Retype exactly the lines from the first one through the line with "fontweight='bold', ha='center', va='center')", including both ends; skip any pictures.

══ Record excerpts ══

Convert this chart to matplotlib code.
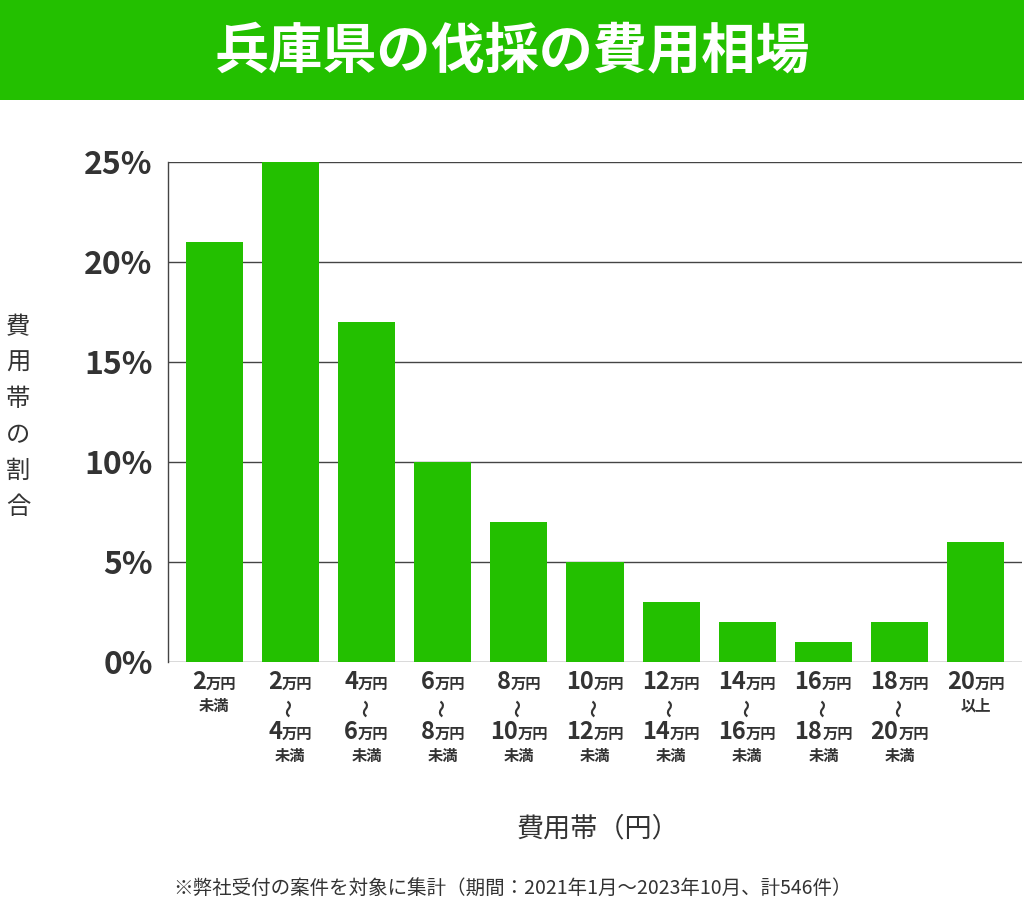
import matplotlib
matplotlib.use('Agg')
import matplotlib.pyplot as plt
from matplotlib.patches import Rectangle
from matplotlib.offsetbox import TextArea, HPacker, VPacker, AnnotationBbox

plt.rcParams['font.family'] = ['Noto Sans CJK JP', 'DejaVu Sans']

# データ
values = [21, 25, 17, 10, 7, 5, 3, 2, 1, 2, 6]
lo = ['2', '2', '4', '6', '8', '10', '12', '14', '16', '18', '20']
hi = [None, '4', '6', '8', '10', '12', '14', '16', '18', '20', None]
suffix = ['未満', '未満', '未満', '未満', '未満', '未満', '未満', '未満', '未満', '未満', '以上']
yticks = [0, 5, 10, 15, 20, 25]

green = '#23c000'
dark = '#333333'

fig = plt.figure(figsize=(10.24, 9.07), dpi=100)
fig.patches.append(Rectangle((0, 1 - 100/907), 1, 100/907, transform=fig.transFigure,
                             facecolor=green, edgecolor='none', zorder=0))
fig.text(0.5, 1 - 52/907, '兵庫県の伐採の費用相場', color='white', fontsize=39,
         fontweight='bold', ha='center', va='center')

ax = fig.add_axes([168/1024, 245/907, 854/1024, 500/907])
x = list(range(len(values)))
ax.bar(x, values, width=0.75, color=green, zorder=2)
ax.set_xlim(-0.605, len(values) - 1 + 0.605)
ax.set_ylim(0, 25)
ax.set_yticks(yticks)
ax.set_yticklabels([f'{v}%' for v in yticks], fontsize=23, fontweight='bold', color=dark)
ax.tick_params(axis='y', length=0, pad=11)
ax.tick_params(axis='x', length=0, labelbottom=False)
for v in yticks:
    ax.axhline(v, color='#444444', lw=1, zorder=1)
for s in ['top', 'right', 'bottom']:
    ax.spines[s].set_visible(False)
ax.spines['left'].set_color('#444444')
ax.spines['left'].set_linewidth(1)

big = dict(fontsize=17, fontweight='bold', color=dark)
small = dict(fontsize=11, fontweight='bold', color=dark)

def amount(n):
    return HPacker(children=[TextArea(n, textprops=big), TextArea('万円', textprops=small)],
                   align='baseline', pad=0, sep=0)

for i in x:
    rows = [amount(lo[i])]
    if hi[i] is not None:
        rows.append(TextArea('～', textprops=dict(fontsize=13, color=dark, fontweight='bold',
                                                  rotation=90)))
        rows.append(amount(hi[i]))
    rows.append(TextArea(suffix[i], textprops=small))
    box = VPacker(children=rows, align='center', pad=0, sep=2.5)
    ab = AnnotationBbox(box, (i, 0), xycoords=('data', 'axes fraction'),
                        xybox=(0, -6), boxcoords='offset points',
                        box_alignment=(0.5, 1), frameon=False)
    ax.add_artist(ab)

fig.text(18/1024, 1 - 417/907, '\n'.join('費用帯の割合'), fontsize=17.5, color=dark,
         ha='center', va='center', linespacing=1.5)
fig.text(598/1024, 1 - 829/907, '費用帯（円）', fontsize=19.5, color=dark,
         ha='center', va='center')
fig.text(512/1024, 1 - 888/907, '※弊社受付の案件を対象に集計（期間：2021年1月～2023年10月、計546件）',
         fontsize=14, color=dark, ha='center', va='center')

fig.savefig('out.png', dpi=100)
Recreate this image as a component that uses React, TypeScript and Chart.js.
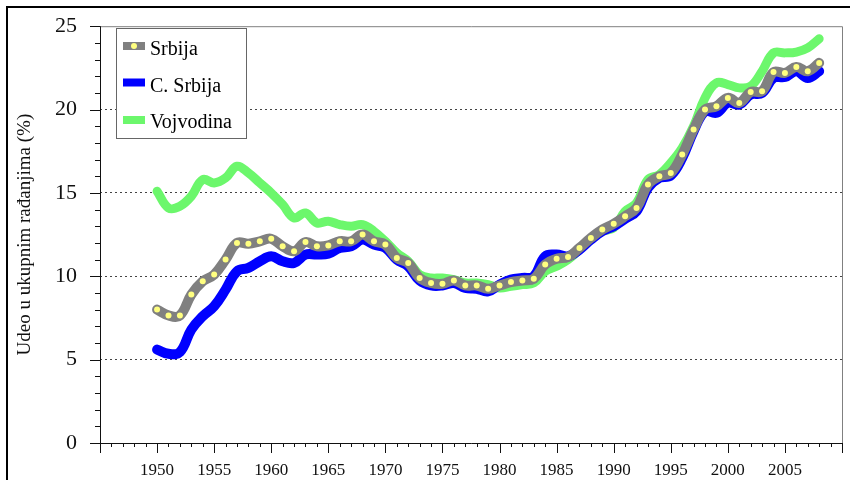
import React, { useEffect, useRef } from "react";
import { Chart, registerables } from "chart.js";

Chart.register(...registerables);

const years = [
  1950, 1951, 1952, 1953, 1954, 1955, 1956, 1957, 1958, 1959,
  1960, 1961, 1962, 1963, 1964, 1965, 1966, 1967, 1968, 1969,
  1970, 1971, 1972, 1973, 1974, 1975, 1976, 1977, 1978, 1979,
  1980, 1981, 1982, 1983, 1984, 1985, 1986, 1987, 1988, 1989,
  1990, 1991, 1992, 1993, 1994, 1995, 1996, 1997, 1998, 1999,
  2000, 2001, 2002, 2003, 2004, 2005, 2006, 2007, 2008,
];

const srbija = [
  8.0, 7.65, 7.65, 8.9, 9.7, 10.1, 11.0, 12.0, 11.95, 12.1,
  12.25, 11.8, 11.5, 12.05, 11.8, 11.85, 12.1, 12.1, 12.5, 12.1,
  11.9, 11.1, 10.8, 9.9, 9.6, 9.55, 9.75, 9.45, 9.45, 9.25,
  9.45, 9.65, 9.75, 9.85, 10.7, 11.05, 11.15, 11.7, 12.3, 12.8,
  13.15, 13.6, 14.1, 15.5, 16.0, 16.2, 17.3, 18.8, 20.0, 20.2,
  20.7, 20.4, 21.05, 21.1, 22.25, 22.2, 22.55, 22.3, 22.8,
];

const centralnaSrbija = [
  5.6, 5.35, 5.45, 6.8, 7.6, 8.2, 9.2, 10.3, 10.5, 10.9,
  11.2, 10.9, 10.8, 11.3, 11.3, 11.35, 11.7, 11.8, 12.2, 11.9,
  11.7, 11.0, 10.6, 9.75, 9.45, 9.45, 9.6, 9.3, 9.25, 9.1,
  9.5, 9.8, 9.9, 10.0, 11.2, 11.3, 11.2, 11.6, 12.2, 12.7,
  13.0, 13.45, 13.9, 15.3, 15.9, 16.05, 17.1, 18.7, 19.9, 19.8,
  20.4, 20.3, 20.9, 21.0, 21.9, 21.95, 22.3, 21.9, 22.3,
];

const vojvodina = [
  15.1, 14.1, 14.2, 14.8, 15.8, 15.6, 15.9, 16.6, 16.2, 15.6,
  15.0, 14.3, 13.5, 13.8, 13.2, 13.3, 13.1, 13.0, 13.1, 12.7,
  12.1, 11.4, 10.9, 10.1, 9.9, 9.9, 9.8, 9.6, 9.6, 9.5,
  9.3, 9.4, 9.5, 9.6, 10.3, 10.6, 11.0, 11.6, 12.2, 12.7,
  12.9, 13.9, 14.4, 15.8, 16.1, 16.8, 17.7, 19.0, 20.7, 21.6,
  21.5, 21.3, 21.4, 22.3, 23.4, 23.4, 23.45, 23.7, 24.25,
];

const seriesNames = ["Srbija", "C. Srbija", "Vojvodina"];
const yTitle = "Udeo u ukupnim rađanjima (%)";

const SERIF = '"Liberation Serif", "Times New Roman", serif';
const GRAY = "#808080";
const YELLOW = "#FFFF80";
const BLUE = "#0000FF";
const GREEN = "#6CF76C";

const decorPlugin = {
  id: "decor",
  beforeDraw(chart: any) {
    const ctx = chart.ctx;
    ctx.save();
    ctx.fillStyle = "#ffffff";
    ctx.fillRect(0, 0, chart.width, chart.height);
    ctx.restore();
  },
  afterDraw(chart: any) {
    const { ctx, chartArea: a, scales } = chart;
    const xs = scales.x;
    const ys = scales.y;
    ctx.save();
    // outer frame
    ctx.strokeStyle = "#000";
    ctx.lineWidth = 2;
    ctx.beginPath();
    ctx.moveTo(7, chart.height);
    ctx.lineTo(7, 7);
    ctx.lineTo(chart.width, 7);
    ctx.stroke();

    // plot box
    ctx.lineWidth = 1;
    ctx.strokeStyle = GRAY;
    ctx.beginPath();
    ctx.moveTo(a.left, a.top + 0.5);
    ctx.lineTo(a.right + 0.5, a.top + 0.5);
    ctx.lineTo(a.right + 0.5, a.bottom);
    ctx.stroke();
    ctx.strokeStyle = "#111";
    ctx.beginPath();
    ctx.moveTo(a.left + 0.5, a.top);
    ctx.lineTo(a.left + 0.5, a.bottom + 0.5);
    ctx.lineTo(a.right + 1, a.bottom + 0.5);
    ctx.stroke();

    // y ticks
    ctx.beginPath();
    for (const t of ys.ticks) {
      const py = Math.round(ys.getPixelForValue(t.value)) + 0.5;
      const len = t.value % 5 === 0 ? 10 : 5;
      ctx.moveTo(a.left - len, py);
      ctx.lineTo(a.left, py);
    }
    // x ticks
    for (const t of xs.ticks) {
      const px = Math.round(xs.getPixelForValue(t.value)) + 0.5;
      const len = t.value % 5 === 0 ? 10 : 4;
      ctx.moveTo(px, a.bottom);
      ctx.lineTo(px, a.bottom + len);
    }
    ctx.stroke();

    // legend
    const bx = 116.5, by = 28.5, bw = 130, bh = 110;
    ctx.fillStyle = "#fff";
    ctx.fillRect(bx, by, bw, bh);
    ctx.strokeStyle = "#666";
    ctx.lineWidth = 1;
    ctx.strokeRect(bx, by, bw, bh);

    const swX = 123, swW = 22;
    const rows = [
      { color: GRAY, cy: 46, base: 55, dot: true },
      { color: BLUE, cy: 82.5, base: 92, dot: false },
      { color: GREEN, cy: 120, base: 128, dot: false },
    ];
    ctx.font = `20px ${SERIF}`;
    ctx.textBaseline = "alphabetic";
    ctx.textAlign = "left";
    rows.forEach((r, i) => {
      ctx.fillStyle = r.color;
      ctx.fillRect(swX, r.cy - 4, swW, 8);
      if (r.dot) {
        ctx.fillStyle = YELLOW;
        ctx.beginPath();
        ctx.arc(swX + swW / 2, r.cy, 3, 0, Math.PI * 2);
        ctx.fill();
      }
      ctx.fillStyle = "#000";
      ctx.fillText(seriesNames[i], 150, r.base);
    });
    ctx.restore();
  },
};

export default function App() {
  const ref = useRef<HTMLCanvasElement | null>(null);

  useEffect(() => {
    if (!ref.current) return;
    const mk = (arr: number[]) => years.map((y, i) => ({ x: y, y: arr[i] }));
    const chart = new Chart(ref.current, {
      type: "line",
      data: {
        datasets: [
          {
            label: seriesNames[0],
            data: mk(srbija),
            borderColor: GRAY,
            borderWidth: 10,
            pointRadius: 3,
            pointBackgroundColor: YELLOW,
            pointBorderWidth: 0,
            tension: 0.4,
            borderCapStyle: "round",
            borderJoinStyle: "round",
          },
          {
            label: seriesNames[1],
            data: mk(centralnaSrbija),
            borderColor: BLUE,
            borderWidth: 10,
            pointRadius: 0,
            tension: 0.4,
            borderCapStyle: "round",
            borderJoinStyle: "round",
          },
          {
            label: seriesNames[2],
            data: mk(vojvodina),
            borderColor: GREEN,
            borderWidth: 9,
            pointRadius: 0,
            tension: 0.4,
            borderCapStyle: "round",
            borderJoinStyle: "round",
          },
        ],
      },
      options: {
        animation: false,
        responsive: false,
        maintainAspectRatio: false,
        devicePixelRatio: 1,
        layout: { padding: { top: 24, right: 8, left: 0, bottom: 0 } },
        plugins: {
          legend: { display: false },
          tooltip: { enabled: false },
        },
        scales: {
          x: {
            type: "linear",
            min: 1945,
            max: 2010,
            border: { display: false },
            grid: {
              drawOnChartArea: false,
              tickLength: 10,
              tickColor: "transparent",
            },
            ticks: {
              stepSize: 1,
              autoSkip: false,
              maxRotation: 0,
              padding: 7,
              color: "#111",
              font: { family: SERIF, size: 17 },
              callback: (v: any) =>
                v % 5 === 0 && v >= 1950 && v <= 2005 ? String(v) : "",
            },
            afterFit: (s: any) => {
              s.height = 37;
            },
          },
          y: {
            type: "linear",
            min: 0,
            max: 25,
            border: { display: false },
            grid: {
              tickLength: 10,
              tickColor: "transparent",
              color: (c: any) => {
                const v = c.tick ? c.tick.value : -1;
                return v % 5 === 0 && v > 0 && v < 25 ? "#444" : "transparent";
              },
              lineWidth: 1,
            },
            ticks: {
              stepSize: 1,
              autoSkip: false,
              padding: 13,
              color: "#111",
              font: { family: SERIF, size: 22 },
              callback: (v: any) => (v % 5 === 0 ? String(v) : ""),
            },
            title: {
              display: true,
              text: yTitle,
              color: "#111",
              font: { family: SERIF, size: 19 },
              padding: { top: 14, bottom: 0 },
            },
            afterFit: (s: any) => {
              s.width = 100;
            },
          },
        },
      } as any,
      plugins: [decorPlugin],
    });
    // dashed grid
    (chart.options.scales as any).y.grid.borderDash = [2, 3];
    (chart.options.scales as any).y.border = { display: false, dash: [2, 3] };
    chart.update();
    return () => chart.destroy();
  }, []);

  return (
    <div style={{ position: "fixed", left: 0, top: 0, width: 850, height: 480, background: "#fff" }}>
      <canvas ref={ref} width={850} height={480} style={{ display: "block" }} />
    </div>
  );
}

═══

» Completed task
Convert this chart to matplotlib code.
import matplotlib
matplotlib.use('Agg')
import matplotlib.pyplot as plt
from matplotlib.patches import Rectangle
from matplotlib.offsetbox import TextArea, HPacker, VPacker, AnnotationBbox

plt.rcParams['font.family'] = ['Noto Sans CJK JP', 'DejaVu Sans']

# データ
values = [21, 25, 17, 10, 7, 5, 3, 2, 1, 2, 6]
lo = ['2', '2', '4', '6', '8', '10', '12', '14', '16', '18', '20']
hi = [None, '4', '6', '8', '10', '12', '14', '16', '18', '20', None]
suffix = ['未満', '未満', '未満', '未満', '未満', '未満', '未満', '未満', '未満', '未満', '以上']
yticks = [0, 5, 10, 15, 20, 25]

green = '#23c000'
dark = '#333333'

fig = plt.figure(figsize=(10.24, 9.07), dpi=100)
fig.patches.append(Rectangle((0, 1 - 100/907), 1, 100/907, transform=fig.transFigure,
                             facecolor=green, edgecolor='none', zorder=0))
fig.text(0.5, 1 - 52/907, '兵庫県の伐採の費用相場', color='white', fontsize=39,
         fontweight='bold', ha='center', va='center')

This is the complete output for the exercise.